----- Data extract

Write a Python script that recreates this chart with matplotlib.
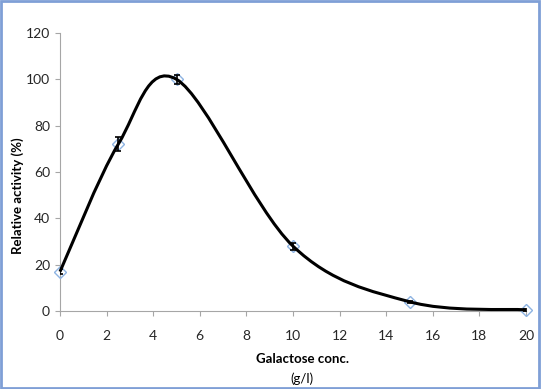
import matplotlib
matplotlib.use("Agg")
import matplotlib.pyplot as plt
from matplotlib.path import Path
from matplotlib.patches import PathPatch, Rectangle

# galactose conc. (g/l) vs relative activity (%)
conc = [0, 2.5, 5, 10, 15, 20]
activity = [17, 72, 100, 28, 4, 0.5]
err = [1, 3, 2, 1.5, 0.5, 0.3]

x_ticks = [0, 2, 4, 6, 8, 10, 12, 14, 16, 18, 20]
y_ticks = [0, 20, 40, 60, 80, 100, 120]

plt.rcParams['font.family'] = ['Lato', 'DejaVu Sans']

fig = plt.figure(figsize=(5.41, 3.89), dpi=100)
ax = fig.add_axes([60 / 541, 1 - 311 / 389, 466 / 541, 278 / 389])

# smoothed line like Excel (bezier through the points)
pts = list(zip(conc, activity))
verts = [pts[0]]
codes = [Path.MOVETO]
n = len(pts)
for i in range(n - 1):
    p0 = pts[i - 1] if i > 0 else pts[i]
    p1 = pts[i]
    p2 = pts[i + 1]
    p3 = pts[i + 2] if i + 2 < n else pts[i + 1]
    c1 = (p1[0] + (p2[0] - p0[0]) / 6, p1[1] + (p2[1] - p0[1]) / 6)
    c2 = (p2[0] - (p3[0] - p1[0]) / 6, p2[1] - (p3[1] - p1[1]) / 6)
    verts += [c1, c2, p2]
    codes += [Path.CURVE4] * 3

# markers first, line over them
ax.plot(conc, activity, 'D', ms=6, mfc='none', mec='#8db3e2', mew=1.0, zorder=3,
        linestyle='none', clip_on=False)
ax.add_patch(PathPatch(Path(verts, codes), facecolor='none', edgecolor='black', lw=2.2,
                       zorder=4, clip_on=False))
ax.errorbar(conc, activity, yerr=err, fmt='none', ecolor='black', elinewidth=1.2,
            capsize=2.5, capthick=1.2, zorder=5)

ax.set_xlim(0, 20)
ax.set_ylim(0, 120)
ax.set_xticks(x_ticks)
ax.set_yticks(y_ticks)
ax.spines['top'].set_visible(False)
ax.spines['right'].set_visible(False)
ax.spines['left'].set_color('#a6a6a6')
ax.spines['bottom'].set_color('#a6a6a6')
ax.tick_params(direction='out', length=3.6, color='#a6a6a6', labelsize=10, labelcolor='#262626')
ax.tick_params(axis='x', pad=10)
ax.tick_params(axis='y', pad=3.6)

fig.text(302 / 541, 1 - 359 / 389, 'Galactose conc.', ha='center', va='center', fontsize=9.5, fontweight='bold')
fig.text(302 / 541, 1 - 379 / 389, '(g/l)', ha='center', va='center', fontsize=9.5)
fig.text(18 / 541, 1 - 196 / 389, 'Relative activity (%)', ha='center', va='center', rotation=90,
         fontsize=9.5, fontweight='bold')

fig.patches.append(Rectangle((0.002, 0.003), 0.995, 0.994, transform=fig.transFigure,
                             fill=False, edgecolor='#7f9fd6', lw=2))

plt.savefig('out.png', dpi=100)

----------

Problem requirements:
Leave the pictures out, and print every line of the listing exactly as written.

Solution to this exercise:
Write a Python script that recreates this chart with matplotlib.
import matplotlib
matplotlib.use("Agg")
import matplotlib.pyplot as plt
from matplotlib.path import Path
from matplotlib.patches import PathPatch, Rectangle

# galactose conc. (g/l) vs relative activity (%)
conc = [0, 2.5, 5, 10, 15, 20]
activity = [17, 72, 100, 28, 4, 0.5]
err = [1, 3, 2, 1.5, 0.5, 0.3]

x_ticks = [0, 2, 4, 6, 8, 10, 12, 14, 16, 18, 20]
y_ticks = [0, 20, 40, 60, 80, 100, 120]

plt.rcParams['font.family'] = ['Lato', 'DejaVu Sans']

fig = plt.figure(figsize=(5.41, 3.89), dpi=100)
ax = fig.add_axes([60 / 541, 1 - 311 / 389, 466 / 541, 278 / 389])

# smoothed line like Excel (bezier through the points)
pts = list(zip(conc, activity))
verts = [pts[0]]
codes = [Path.MOVETO]
n = len(pts)
for i in range(n - 1):
    p0 = pts[i - 1] if i > 0 else pts[i]
    p1 = pts[i]
    p2 = pts[i + 1]
    p3 = pts[i + 2] if i + 2 < n else pts[i + 1]
    c1 = (p1[0] + (p2[0] - p0[0]) / 6, p1[1] + (p2[1] - p0[1]) / 6)
    c2 = (p2[0] - (p3[0] - p1[0]) / 6, p2[1] - (p3[1] - p1[1]) / 6)
    verts += [c1, c2, p2]
    codes += [Path.CURVE4] * 3

# markers first, line over them
ax.plot(conc, activity, 'D', ms=6, mfc='none', mec='#8db3e2', mew=1.0, zorder=3,
        linestyle='none', clip_on=False)
ax.add_patch(PathPatch(Path(verts, codes), facecolor='none', edgecolor='black', lw=2.2,
                       zorder=4, clip_on=False))
ax.errorbar(conc, activity, yerr=err, fmt='none', ecolor='black', elinewidth=1.2,
            capsize=2.5, capthick=1.2, zorder=5)

ax.set_xlim(0, 20)
ax.set_ylim(0, 120)
ax.set_xticks(x_ticks)
ax.set_yticks(y_ticks)
ax.spines['top'].set_visible(False)
ax.spines['right'].set_visible(False)
ax.spines['left'].set_color('#a6a6a6')
ax.spines['bottom'].set_color('#a6a6a6')
ax.tick_params(direction='out', length=3.6, color='#a6a6a6', labelsize=10, labelcolor='#262626')
ax.tick_params(axis='x', pad=10)
ax.tick_params(axis='y', pad=3.6)

fig.text(302 / 541, 1 - 359 / 389, 'Galactose conc.', ha='center', va='center', fontsize=9.5, fontweight='bold')
fig.text(302 / 541, 1 - 379 / 389, '(g/l)', ha='center', va='center', fontsize=9.5)
fig.text(18 / 541, 1 - 196 / 389, 'Relative activity (%)', ha='center', va='center', rotation=90,
         fontsize=9.5, fontweight='bold')

fig.patches.append(Rectangle((0.002, 0.003), 0.995, 0.994, transform=fig.transFigure,
                             fill=False, edgecolor='#7f9fd6', lw=2))

plt.savefig('out.png', dpi=100)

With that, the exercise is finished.